# PROBLEM DETAILS:
Each line below should be retyped exactly, with no pictures.

# DATASET EXTRACT:

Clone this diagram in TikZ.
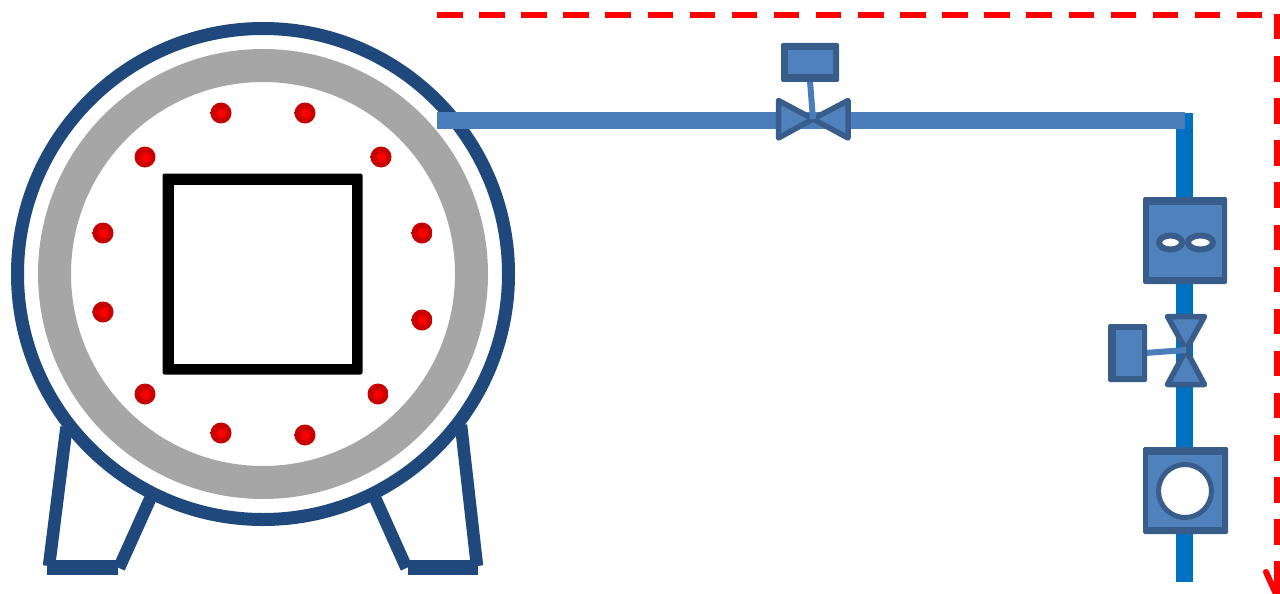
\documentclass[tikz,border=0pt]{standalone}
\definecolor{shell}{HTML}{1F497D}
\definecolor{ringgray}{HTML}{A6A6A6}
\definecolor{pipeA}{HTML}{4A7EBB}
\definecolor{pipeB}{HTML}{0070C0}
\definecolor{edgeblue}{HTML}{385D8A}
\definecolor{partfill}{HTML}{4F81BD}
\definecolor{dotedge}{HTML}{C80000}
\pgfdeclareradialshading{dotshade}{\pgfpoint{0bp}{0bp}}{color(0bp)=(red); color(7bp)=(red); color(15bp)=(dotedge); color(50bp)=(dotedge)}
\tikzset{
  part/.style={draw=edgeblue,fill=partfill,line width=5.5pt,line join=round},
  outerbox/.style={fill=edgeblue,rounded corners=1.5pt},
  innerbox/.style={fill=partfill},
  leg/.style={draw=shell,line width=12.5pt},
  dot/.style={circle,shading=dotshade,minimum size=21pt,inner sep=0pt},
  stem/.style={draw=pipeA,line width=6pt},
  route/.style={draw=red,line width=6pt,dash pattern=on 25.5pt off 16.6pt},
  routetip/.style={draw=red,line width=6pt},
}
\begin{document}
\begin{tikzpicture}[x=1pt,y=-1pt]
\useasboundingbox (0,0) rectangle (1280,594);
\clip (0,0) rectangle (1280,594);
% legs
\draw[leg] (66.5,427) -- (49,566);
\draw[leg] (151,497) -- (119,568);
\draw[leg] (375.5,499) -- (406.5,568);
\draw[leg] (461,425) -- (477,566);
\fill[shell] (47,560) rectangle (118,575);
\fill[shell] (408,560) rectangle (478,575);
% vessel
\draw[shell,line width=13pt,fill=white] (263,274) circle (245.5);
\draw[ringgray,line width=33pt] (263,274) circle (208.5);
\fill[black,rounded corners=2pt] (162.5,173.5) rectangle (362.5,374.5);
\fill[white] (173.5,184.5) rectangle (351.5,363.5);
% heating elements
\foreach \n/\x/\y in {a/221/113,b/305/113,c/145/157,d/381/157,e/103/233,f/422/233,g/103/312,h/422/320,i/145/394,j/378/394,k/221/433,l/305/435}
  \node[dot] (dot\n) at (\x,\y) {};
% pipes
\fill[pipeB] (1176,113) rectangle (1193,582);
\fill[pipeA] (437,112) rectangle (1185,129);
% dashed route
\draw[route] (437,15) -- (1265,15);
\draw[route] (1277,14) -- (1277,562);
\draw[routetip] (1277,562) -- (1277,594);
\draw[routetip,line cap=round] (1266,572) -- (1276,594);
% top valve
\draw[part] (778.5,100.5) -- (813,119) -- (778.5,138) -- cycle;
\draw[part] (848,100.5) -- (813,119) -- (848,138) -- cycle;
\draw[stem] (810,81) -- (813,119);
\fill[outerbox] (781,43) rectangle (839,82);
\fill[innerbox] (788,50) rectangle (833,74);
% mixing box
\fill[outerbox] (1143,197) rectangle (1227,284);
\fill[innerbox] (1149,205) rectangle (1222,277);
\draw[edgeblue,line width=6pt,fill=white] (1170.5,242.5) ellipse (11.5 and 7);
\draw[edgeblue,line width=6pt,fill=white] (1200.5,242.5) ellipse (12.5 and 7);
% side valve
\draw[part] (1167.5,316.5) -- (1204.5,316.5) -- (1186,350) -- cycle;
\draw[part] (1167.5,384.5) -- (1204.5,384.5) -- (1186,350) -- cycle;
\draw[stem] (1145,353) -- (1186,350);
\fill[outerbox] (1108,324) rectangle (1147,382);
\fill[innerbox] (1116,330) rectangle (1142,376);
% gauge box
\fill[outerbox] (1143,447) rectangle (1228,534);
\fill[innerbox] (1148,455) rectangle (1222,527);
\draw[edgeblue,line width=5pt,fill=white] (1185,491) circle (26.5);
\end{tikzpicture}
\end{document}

# TASK RESULT:
Clone this diagram in TikZ.
\documentclass[tikz,border=0pt]{standalone}
\definecolor{shell}{HTML}{1F497D}
\definecolor{ringgray}{HTML}{A6A6A6}
\definecolor{pipeA}{HTML}{4A7EBB}
\definecolor{pipeB}{HTML}{0070C0}
\definecolor{edgeblue}{HTML}{385D8A}
\definecolor{partfill}{HTML}{4F81BD}
\definecolor{dotedge}{HTML}{C80000}
\pgfdeclareradialshading{dotshade}{\pgfpoint{0bp}{0bp}}{color(0bp)=(red); color(7bp)=(red); color(15bp)=(dotedge); color(50bp)=(dotedge)}
\tikzset{
  part/.style={draw=edgeblue,fill=partfill,line width=5.5pt,line join=round},
  outerbox/.style={fill=edgeblue,rounded corners=1.5pt},
  innerbox/.style={fill=partfill},
  leg/.style={draw=shell,line width=12.5pt},
  dot/.style={circle,shading=dotshade,minimum size=21pt,inner sep=0pt},
  stem/.style={draw=pipeA,line width=6pt},
  route/.style={draw=red,line width=6pt,dash pattern=on 25.5pt off 16.6pt},
  routetip/.style={draw=red,line width=6pt},
}
\begin{document}
\begin{tikzpicture}[x=1pt,y=-1pt]
\useasboundingbox (0,0) rectangle (1280,594);
\clip (0,0) rectangle (1280,594);
% legs
\draw[leg] (66.5,427) -- (49,566);
\draw[leg] (151,497) -- (119,568);
\draw[leg] (375.5,499) -- (406.5,568);
\draw[leg] (461,425) -- (477,566);
\fill[shell] (47,560) rectangle (118,575);
\fill[shell] (408,560) rectangle (478,575);
% vessel
\draw[shell,line width=13pt,fill=white] (263,274) circle (245.5);
\draw[ringgray,line width=33pt] (263,274) circle (208.5);
\fill[black,rounded corners=2pt] (162.5,173.5) rectangle (362.5,374.5);
\fill[white] (173.5,184.5) rectangle (351.5,363.5);
% heating elements
\foreach \n/\x/\y in {a/221/113,b/305/113,c/145/157,d/381/157,e/103/233,f/422/233,g/103/312,h/422/320,i/145/394,j/378/394,k/221/433,l/305/435}
  \node[dot] (dot\n) at (\x,\y) {};
% pipes
\fill[pipeB] (1176,113) rectangle (1193,582);
\fill[pipeA] (437,112) rectangle (1185,129);
% dashed route
\draw[route] (437,15) -- (1265,15);
\draw[route] (1277,14) -- (1277,562);
\draw[routetip] (1277,562) -- (1277,594);
\draw[routetip,line cap=round] (1266,572) -- (1276,594);
% top valve
\draw[part] (778.5,100.5) -- (813,119) -- (778.5,138) -- cycle;
\draw[part] (848,100.5) -- (813,119) -- (848,138) -- cycle;
\draw[stem] (810,81) -- (813,119);
\fill[outerbox] (781,43) rectangle (839,82);
\fill[innerbox] (788,50) rectangle (833,74);
% mixing box
\fill[outerbox] (1143,197) rectangle (1227,284);
\fill[innerbox] (1149,205) rectangle (1222,277);
\draw[edgeblue,line width=6pt,fill=white] (1170.5,242.5) ellipse (11.5 and 7);
\draw[edgeblue,line width=6pt,fill=white] (1200.5,242.5) ellipse (12.5 and 7);
% side valve
\draw[part] (1167.5,316.5) -- (1204.5,316.5) -- (1186,350) -- cycle;
\draw[part] (1167.5,384.5) -- (1204.5,384.5) -- (1186,350) -- cycle;
\draw[stem] (1145,353) -- (1186,350);
\fill[outerbox] (1108,324) rectangle (1147,382);
\fill[innerbox] (1116,330) rectangle (1142,376);
% gauge box
\fill[outerbox] (1143,447) rectangle (1228,534);
\fill[innerbox] (1148,455) rectangle (1222,527);
\draw[edgeblue,line width=5pt,fill=white] (1185,491) circle (26.5);
\end{tikzpicture}
\end{document}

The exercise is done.